Report #87084
[bug\_fix] Repository secrets are empty or actions report "Input required and not supplied: token" for workflows triggered by pull requests from forks.
For open-source projects, secrets \(other than the read-only \`GITHUB\_TOKEN\`\) are intentionally not passed to \`pull\_request\` workflows from forks. If the secret is needed for tests, use \`pull\_request\_target\` and require an environment with manual approvers, or split the workflow: run the untrusted build on \`pull\_request\` with no secrets, then trigger a privileged \`workflow\_run\` that has access to secrets after the build completes. Never check out or build untrusted fork code in a \`pull\_request\_target\` workflow without strict review, because that exposes secrets to arbitrary code.
Journey Context:
An external contributor opens a PR from a fork. Your CI workflow runs, but the step that calls a cloud API with \`$\{\{ secrets.API\_KEY \}\}\` fails because the secret is an empty string. You verify the secret is set in the upstream repository, and the same workflow works for your own branches. After checking the logs you discover that GitHub deliberately does not pass secrets to workflows triggered by \`pull\_request\` events from forks, to prevent malicious PRs from exfiltrating credentials.
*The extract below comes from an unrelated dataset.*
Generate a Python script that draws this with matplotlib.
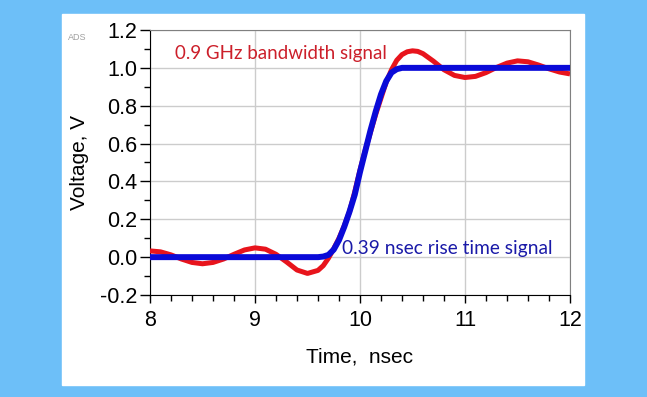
import matplotlib.pyplot as plt

# red trace: 0.9 GHz bandwidth signal (time in nsec, volts)
red_t = [8.0, 8.1, 8.2, 8.3, 8.4, 8.5, 8.6, 8.7, 8.8, 8.9, 9.0, 9.1, 9.2, 9.3,
         9.4, 9.5, 9.6, 9.65, 9.7, 9.75, 9.8, 9.85, 9.9, 9.95, 10.0, 10.05,
         10.1, 10.15, 10.2, 10.25, 10.3, 10.35, 10.4, 10.45, 10.5, 10.55, 10.6,
         10.7, 10.8, 10.9, 11.0, 11.1, 11.2, 11.3, 11.4, 11.5, 11.6, 11.7,
         11.8, 11.9, 12.0]
red_v = [0.033, 0.028, 0.012, -0.010, -0.028, -0.035, -0.028, -0.010, 0.015,
         0.038, 0.049, 0.042, 0.015, -0.025, -0.068, -0.086, -0.070, -0.045,
         -0.005, 0.045, 0.10, 0.165, 0.24, 0.345, 0.46, 0.565, 0.66, 0.755,
         0.84, 0.925, 0.99, 1.04, 1.07, 1.085, 1.09, 1.087, 1.075, 1.035,
         0.99, 0.96, 0.949, 0.955, 0.975, 1.002, 1.025, 1.037, 1.032, 1.015,
         0.995, 0.978, 0.968]

# blue trace: 0.39 nsec rise time signal
blue_t = [8.0, 9.0, 9.6, 9.65, 9.7, 9.75, 9.8, 9.85, 9.9, 9.95, 10.0, 10.05,
          10.1, 10.15, 10.2, 10.25, 10.3, 10.35, 10.4, 11.0, 12.0]
blue_v = [0.0, 0.0, 0.0, 0.003, 0.012, 0.04, 0.09, 0.16, 0.24, 0.33, 0.45,
          0.56, 0.67, 0.77, 0.86, 0.93, 0.975, 0.993, 1.0, 1.0, 1.0]

x_ticks = [8, 9, 10, 11, 12]
y_ticks = [-0.2, 0.0, 0.2, 0.4, 0.6, 0.8, 1.0, 1.2]

fig = plt.figure(figsize=(6.47, 3.97), dpi=100)
fig.patch.set_facecolor('#6dbff8')
# white panel behind the plot
fig.patches.append(plt.Rectangle((62/647, 1-385/397), 522/647, 371/397,
                                 transform=fig.transFigure, color='white', zorder=-5))

ax = fig.add_axes([150/647, 1-295/397, 420/647, 265/397])
ax.plot(red_t, red_v, color='#e8141c', lw=3.6, solid_capstyle='butt', zorder=3)
ax.plot(blue_t, blue_v, color='#0a0ad8', lw=4.3, solid_capstyle='butt', zorder=4)

ax.set_xlim(8, 12)
ax.set_ylim(-0.2, 1.2)
ax.set_xticks(x_ticks)
ax.set_yticks(y_ticks)
ax.set_xticklabels([str(v) for v in x_ticks])
ax.set_yticklabels(['%.1f' % v for v in y_ticks])
ax.set_xticks([8 + 0.2*i for i in range(21)], minor=True)
ax.set_yticks([-0.2 + 0.1*i for i in range(15)], minor=True)

font = 'Liberation Sans'
for lab in ax.get_xticklabels() + ax.get_yticklabels():
    lab.set_fontfamily(font)
    lab.set_fontsize(15.5)
ax.tick_params(axis='y', which='major', length=7, width=1, pad=2)
ax.tick_params(axis='y', which='minor', length=4, width=1)
ax.tick_params(axis='x', which='major', length=6, width=1, pad=5)
ax.tick_params(axis='x', which='minor', length=4, width=1)

ax.grid(True, which='major', color='#cccccc', lw=1.0)
ax.set_axisbelow(True)
for side in ['top', 'right']:
    ax.spines[side].set_color('#808080')
for side in ['left', 'bottom']:
    ax.spines[side].set_color('black')

ax.set_ylabel('Voltage, V', fontfamily=font, fontsize=15, labelpad=8)
ax.set_xlabel('Time,  nsec', fontfamily=font, fontsize=15, labelpad=12)

ax.text(8.24, 1.075, '0.9 GHz bandwidth signal', color='#cc1f2a',
        fontfamily='Lato', fontsize=13.5, va='center', ha='left')
ax.text(9.83, 0.048, '0.39 nsec rise time signal', color='#1a1aa8',
        fontfamily='Lato', fontsize=13.8, va='center', ha='left')

fig.text(68/647, 1-38/397, 'ADS', color='#a0a0a0', fontsize=6.5,
         fontfamily=font, va='center', ha='left')

fig.savefig('out.png', dpi=100)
You refactor to a two-workflow pattern: the first workflow builds and uploads artifacts on \`pull\_request\` with no secrets, and a second workflow triggered by \`workflow\_run\` downloads those artifacts and runs the integration tests with the secret. The fork PR now gets safe CI coverage while keeping the credential protected.
⚠ Workarounds are unverified - always check before running. Confirmations show what worked for others, not a safety guarantee.